- THE TASK
All of the material below is to be restated word for word, apart from the pictures.

- MATERIAL
◆ ◆ ◆
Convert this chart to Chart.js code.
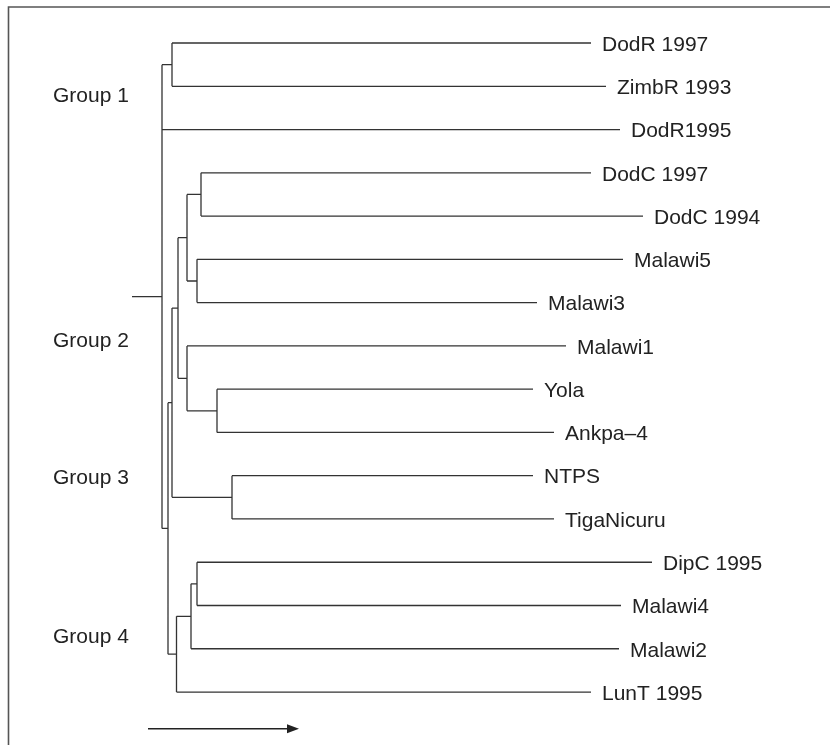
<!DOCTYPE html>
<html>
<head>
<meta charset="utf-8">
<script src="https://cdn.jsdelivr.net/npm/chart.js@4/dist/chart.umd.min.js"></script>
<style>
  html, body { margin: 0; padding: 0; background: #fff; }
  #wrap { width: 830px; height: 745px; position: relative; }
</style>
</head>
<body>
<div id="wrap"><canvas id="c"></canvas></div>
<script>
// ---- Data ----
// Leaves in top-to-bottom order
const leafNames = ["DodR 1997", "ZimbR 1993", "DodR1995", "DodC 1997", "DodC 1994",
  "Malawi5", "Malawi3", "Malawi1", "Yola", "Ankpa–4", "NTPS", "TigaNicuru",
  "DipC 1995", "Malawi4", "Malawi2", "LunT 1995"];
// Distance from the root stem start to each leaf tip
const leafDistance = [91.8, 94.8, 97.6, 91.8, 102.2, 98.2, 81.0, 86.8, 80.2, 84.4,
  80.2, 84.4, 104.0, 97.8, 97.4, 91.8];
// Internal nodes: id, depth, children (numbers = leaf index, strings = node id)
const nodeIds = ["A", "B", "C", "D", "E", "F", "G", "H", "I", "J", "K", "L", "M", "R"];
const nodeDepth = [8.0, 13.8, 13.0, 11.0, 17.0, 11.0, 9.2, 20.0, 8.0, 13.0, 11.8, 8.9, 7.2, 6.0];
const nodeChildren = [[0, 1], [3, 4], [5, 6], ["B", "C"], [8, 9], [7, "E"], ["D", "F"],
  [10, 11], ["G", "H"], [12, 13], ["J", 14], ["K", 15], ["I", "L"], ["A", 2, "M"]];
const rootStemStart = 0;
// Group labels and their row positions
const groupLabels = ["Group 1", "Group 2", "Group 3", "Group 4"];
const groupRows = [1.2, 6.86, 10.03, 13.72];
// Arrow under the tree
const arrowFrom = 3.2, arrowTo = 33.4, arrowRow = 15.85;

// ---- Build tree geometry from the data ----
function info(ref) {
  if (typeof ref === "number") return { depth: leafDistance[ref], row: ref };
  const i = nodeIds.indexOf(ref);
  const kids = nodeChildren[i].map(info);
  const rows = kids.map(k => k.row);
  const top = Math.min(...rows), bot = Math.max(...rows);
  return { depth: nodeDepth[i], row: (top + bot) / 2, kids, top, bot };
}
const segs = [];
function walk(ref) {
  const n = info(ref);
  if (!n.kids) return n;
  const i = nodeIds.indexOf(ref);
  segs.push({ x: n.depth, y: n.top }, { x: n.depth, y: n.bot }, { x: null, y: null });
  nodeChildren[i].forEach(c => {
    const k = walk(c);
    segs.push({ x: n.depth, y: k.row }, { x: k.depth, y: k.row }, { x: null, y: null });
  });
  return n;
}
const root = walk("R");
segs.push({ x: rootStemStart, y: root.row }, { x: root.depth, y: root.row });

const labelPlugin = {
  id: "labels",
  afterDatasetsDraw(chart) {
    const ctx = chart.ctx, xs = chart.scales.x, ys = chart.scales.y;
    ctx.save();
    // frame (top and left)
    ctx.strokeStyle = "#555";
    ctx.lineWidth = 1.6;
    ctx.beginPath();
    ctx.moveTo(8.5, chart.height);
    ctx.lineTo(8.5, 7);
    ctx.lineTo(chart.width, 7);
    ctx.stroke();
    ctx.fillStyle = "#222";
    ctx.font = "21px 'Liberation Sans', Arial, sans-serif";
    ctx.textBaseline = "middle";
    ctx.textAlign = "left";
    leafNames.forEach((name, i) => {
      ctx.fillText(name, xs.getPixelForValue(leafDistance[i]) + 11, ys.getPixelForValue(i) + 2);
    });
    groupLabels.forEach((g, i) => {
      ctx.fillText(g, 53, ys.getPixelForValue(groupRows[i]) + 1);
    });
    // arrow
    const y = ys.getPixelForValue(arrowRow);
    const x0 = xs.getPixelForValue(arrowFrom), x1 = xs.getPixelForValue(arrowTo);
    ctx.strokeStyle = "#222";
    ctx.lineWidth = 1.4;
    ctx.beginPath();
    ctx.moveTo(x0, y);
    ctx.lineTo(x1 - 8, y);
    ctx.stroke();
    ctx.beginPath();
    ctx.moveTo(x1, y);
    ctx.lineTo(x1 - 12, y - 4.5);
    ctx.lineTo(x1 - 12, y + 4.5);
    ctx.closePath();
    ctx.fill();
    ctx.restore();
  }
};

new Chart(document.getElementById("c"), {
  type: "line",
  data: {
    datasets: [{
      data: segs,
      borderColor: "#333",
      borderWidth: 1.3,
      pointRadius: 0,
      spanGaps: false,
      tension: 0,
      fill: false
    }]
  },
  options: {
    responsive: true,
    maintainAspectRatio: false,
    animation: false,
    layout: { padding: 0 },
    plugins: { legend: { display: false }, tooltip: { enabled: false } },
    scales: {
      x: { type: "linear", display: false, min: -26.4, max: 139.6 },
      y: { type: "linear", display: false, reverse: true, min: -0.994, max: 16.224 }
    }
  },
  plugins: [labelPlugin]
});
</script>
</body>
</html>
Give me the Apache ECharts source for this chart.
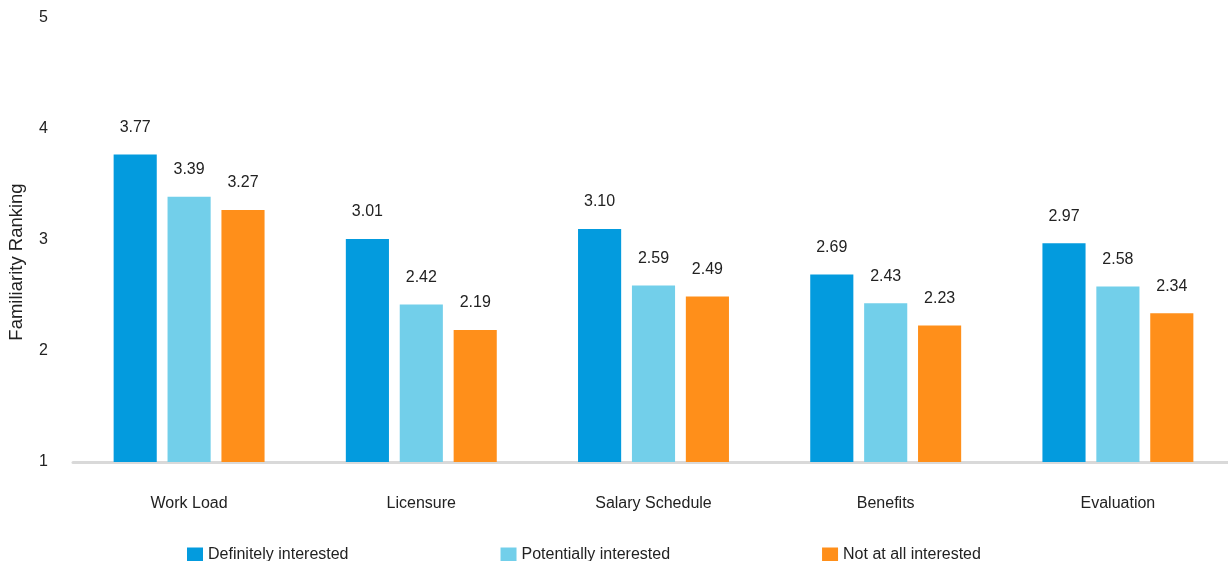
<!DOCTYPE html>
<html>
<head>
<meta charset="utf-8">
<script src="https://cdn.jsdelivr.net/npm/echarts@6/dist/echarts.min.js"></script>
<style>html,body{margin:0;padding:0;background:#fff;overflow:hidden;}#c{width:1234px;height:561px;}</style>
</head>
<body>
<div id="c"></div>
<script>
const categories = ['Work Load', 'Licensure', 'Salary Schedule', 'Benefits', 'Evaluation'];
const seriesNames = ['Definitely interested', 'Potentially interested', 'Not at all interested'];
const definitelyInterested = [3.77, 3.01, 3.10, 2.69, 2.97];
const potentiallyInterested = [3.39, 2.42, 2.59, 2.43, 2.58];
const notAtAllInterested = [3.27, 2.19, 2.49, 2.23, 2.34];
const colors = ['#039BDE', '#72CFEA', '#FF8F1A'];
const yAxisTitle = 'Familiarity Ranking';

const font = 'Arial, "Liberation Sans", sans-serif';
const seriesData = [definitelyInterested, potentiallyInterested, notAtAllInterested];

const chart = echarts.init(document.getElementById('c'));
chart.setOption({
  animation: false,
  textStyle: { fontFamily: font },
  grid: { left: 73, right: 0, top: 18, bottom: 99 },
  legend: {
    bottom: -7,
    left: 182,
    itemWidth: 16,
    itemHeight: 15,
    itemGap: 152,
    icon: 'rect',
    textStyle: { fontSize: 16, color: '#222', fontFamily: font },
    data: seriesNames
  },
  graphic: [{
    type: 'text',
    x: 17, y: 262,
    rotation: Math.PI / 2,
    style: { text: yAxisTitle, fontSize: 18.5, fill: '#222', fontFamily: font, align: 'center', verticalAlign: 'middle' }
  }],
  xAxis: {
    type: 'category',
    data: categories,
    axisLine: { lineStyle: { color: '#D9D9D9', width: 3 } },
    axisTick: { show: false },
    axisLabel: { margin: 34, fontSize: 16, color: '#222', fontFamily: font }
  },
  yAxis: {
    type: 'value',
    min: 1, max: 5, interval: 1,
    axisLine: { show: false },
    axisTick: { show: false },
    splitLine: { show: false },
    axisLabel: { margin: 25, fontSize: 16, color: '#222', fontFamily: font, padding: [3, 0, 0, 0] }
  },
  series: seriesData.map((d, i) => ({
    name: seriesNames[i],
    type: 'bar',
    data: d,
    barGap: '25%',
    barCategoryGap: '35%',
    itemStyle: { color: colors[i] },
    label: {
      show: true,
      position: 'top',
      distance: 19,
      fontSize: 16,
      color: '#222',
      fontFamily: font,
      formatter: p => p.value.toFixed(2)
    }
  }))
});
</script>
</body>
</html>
◆ ◆ ◆
- FULL OUTPUT
Convert this chart to Chart.js code.
<!DOCTYPE html>
<html>
<head>
<meta charset="utf-8">
<script src="https://cdn.jsdelivr.net/npm/chart.js@4/dist/chart.umd.min.js"></script>
<style>
  html, body { margin: 0; padding: 0; background: #fff; }
  #wrap { width: 830px; height: 745px; position: relative; }
</style>
</head>
<body>
<div id="wrap"><canvas id="c"></canvas></div>
<script>
// ---- Data ----
// Leaves in top-to-bottom order
const leafNames = ["DodR 1997", "ZimbR 1993", "DodR1995", "DodC 1997", "DodC 1994",
  "Malawi5", "Malawi3", "Malawi1", "Yola", "Ankpa–4", "NTPS", "TigaNicuru",
  "DipC 1995", "Malawi4", "Malawi2", "LunT 1995"];
// Distance from the root stem start to each leaf tip
const leafDistance = [91.8, 94.8, 97.6, 91.8, 102.2, 98.2, 81.0, 86.8, 80.2, 84.4,
  80.2, 84.4, 104.0, 97.8, 97.4, 91.8];
// Internal nodes: id, depth, children (numbers = leaf index, strings = node id)
const nodeIds = ["A", "B", "C", "D", "E", "F", "G", "H", "I", "J", "K", "L", "M", "R"];
const nodeDepth = [8.0, 13.8, 13.0, 11.0, 17.0, 11.0, 9.2, 20.0, 8.0, 13.0, 11.8, 8.9, 7.2, 6.0];
const nodeChildren = [[0, 1], [3, 4], [5, 6], ["B", "C"], [8, 9], [7, "E"], ["D", "F"],
  [10, 11], ["G", "H"], [12, 13], ["J", 14], ["K", 15], ["I", "L"], ["A", 2, "M"]];
const rootStemStart = 0;
// Group labels and their row positions
const groupLabels = ["Group 1", "Group 2", "Group 3", "Group 4"];
const groupRows = [1.2, 6.86, 10.03, 13.72];
// Arrow under the tree
const arrowFrom = 3.2, arrowTo = 33.4, arrowRow = 15.85;

// ---- Build tree geometry from the data ----
function info(ref) {
  if (typeof ref === "number") return { depth: leafDistance[ref], row: ref };
  const i = nodeIds.indexOf(ref);
  const kids = nodeChildren[i].map(info);
  const rows = kids.map(k => k.row);
  const top = Math.min(...rows), bot = Math.max(...rows);
  return { depth: nodeDepth[i], row: (top + bot) / 2, kids, top, bot };
}
const segs = [];
function walk(ref) {
  const n = info(ref);
  if (!n.kids) return n;
  const i = nodeIds.indexOf(ref);
  segs.push({ x: n.depth, y: n.top }, { x: n.depth, y: n.bot }, { x: null, y: null });
  nodeChildren[i].forEach(c => {
    const k = walk(c);
    segs.push({ x: n.depth, y: k.row }, { x: k.depth, y: k.row }, { x: null, y: null });
  });
  return n;
}
const root = walk("R");
segs.push({ x: rootStemStart, y: root.row }, { x: root.depth, y: root.row });

const labelPlugin = {
  id: "labels",
  afterDatasetsDraw(chart) {
    const ctx = chart.ctx, xs = chart.scales.x, ys = chart.scales.y;
    ctx.save();
    // frame (top and left)
    ctx.strokeStyle = "#555";
    ctx.lineWidth = 1.6;
    ctx.beginPath();
    ctx.moveTo(8.5, chart.height);
    ctx.lineTo(8.5, 7);
    ctx.lineTo(chart.width, 7);
    ctx.stroke();
    ctx.fillStyle = "#222";
    ctx.font = "21px 'Liberation Sans', Arial, sans-serif";
    ctx.textBaseline = "middle";
    ctx.textAlign = "left";
    leafNames.forEach((name, i) => {
      ctx.fillText(name, xs.getPixelForValue(leafDistance[i]) + 11, ys.getPixelForValue(i) + 2);
    });
    groupLabels.forEach((g, i) => {
      ctx.fillText(g, 53, ys.getPixelForValue(groupRows[i]) + 1);
    });
    // arrow
    const y = ys.getPixelForValue(arrowRow);
    const x0 = xs.getPixelForValue(arrowFrom), x1 = xs.getPixelForValue(arrowTo);
    ctx.strokeStyle = "#222";
    ctx.lineWidth = 1.4;
    ctx.beginPath();
    ctx.moveTo(x0, y);
    ctx.lineTo(x1 - 8, y);
    ctx.stroke();
    ctx.beginPath();
    ctx.moveTo(x1, y);
    ctx.lineTo(x1 - 12, y - 4.5);
    ctx.lineTo(x1 - 12, y + 4.5);
    ctx.closePath();
    ctx.fill();
    ctx.restore();
  }
};

new Chart(document.getElementById("c"), {
  type: "line",
  data: {
    datasets: [{
      data: segs,
      borderColor: "#333",
      borderWidth: 1.3,
      pointRadius: 0,
      spanGaps: false,
      tension: 0,
      fill: false
    }]
  },
  options: {
    responsive: true,
    maintainAspectRatio: false,
    animation: false,
    layout: { padding: 0 },
    plugins: { legend: { display: false }, tooltip: { enabled: false } },
    scales: {
      x: { type: "linear", display: false, min: -26.4, max: 139.6 },
      y: { type: "linear", display: false, reverse: true, min: -0.994, max: 16.224 }
    }
  },
  plugins: [labelPlugin]
});
</script>
</body>
</html>
Give me the Apache ECharts source for this chart.
<!DOCTYPE html>
<html>
<head>
<meta charset="utf-8">
<script src="https://cdn.jsdelivr.net/npm/echarts@6/dist/echarts.min.js"></script>
<style>html,body{margin:0;padding:0;background:#fff;overflow:hidden;}#c{width:1234px;height:561px;}</style>
</head>
<body>
<div id="c"></div>
<script>
const categories = ['Work Load', 'Licensure', 'Salary Schedule', 'Benefits', 'Evaluation'];
const seriesNames = ['Definitely interested', 'Potentially interested', 'Not at all interested'];
const definitelyInterested = [3.77, 3.01, 3.10, 2.69, 2.97];
const potentiallyInterested = [3.39, 2.42, 2.59, 2.43, 2.58];
const notAtAllInterested = [3.27, 2.19, 2.49, 2.23, 2.34];
const colors = ['#039BDE', '#72CFEA', '#FF8F1A'];
const yAxisTitle = 'Familiarity Ranking';

const font = 'Arial, "Liberation Sans", sans-serif';
const seriesData = [definitelyInterested, potentiallyInterested, notAtAllInterested];

const chart = echarts.init(document.getElementById('c'));
chart.setOption({
  animation: false,
  textStyle: { fontFamily: font },
  grid: { left: 73, right: 0, top: 18, bottom: 99 },
  legend: {
    bottom: -7,
    left: 182,
    itemWidth: 16,
    itemHeight: 15,
    itemGap: 152,
    icon: 'rect',
    textStyle: { fontSize: 16, color: '#222', fontFamily: font },
    data: seriesNames
  },
  graphic: [{
    type: 'text',
    x: 17, y: 262,
    rotation: Math.PI / 2,
    style: { text: yAxisTitle, fontSize: 18.5, fill: '#222', fontFamily: font, align: 'center', verticalAlign: 'middle' }
  }],
  xAxis: {
    type: 'category',
    data: categories,
    axisLine: { lineStyle: { color: '#D9D9D9', width: 3 } },
    axisTick: { show: false },
    axisLabel: { margin: 34, fontSize: 16, color: '#222', fontFamily: font }
  },
  yAxis: {
    type: 'value',
    min: 1, max: 5, interval: 1,
    axisLine: { show: false },
    axisTick: { show: false },
    splitLine: { show: false },
    axisLabel: { margin: 25, fontSize: 16, color: '#222', fontFamily: font, padding: [3, 0, 0, 0] }
  },
  series: seriesData.map((d, i) => ({
    name: seriesNames[i],
    type: 'bar',
    data: d,
    barGap: '25%',
    barCategoryGap: '35%',
    itemStyle: { color: colors[i] },
    label: {
      show: true,
      position: 'top',
      distance: 19,
      fontSize: 16,
      color: '#222',
      fontFamily: font,
      formatter: p => p.value.toFixed(2)
    }
  }))
});
</script>
</body>
</html>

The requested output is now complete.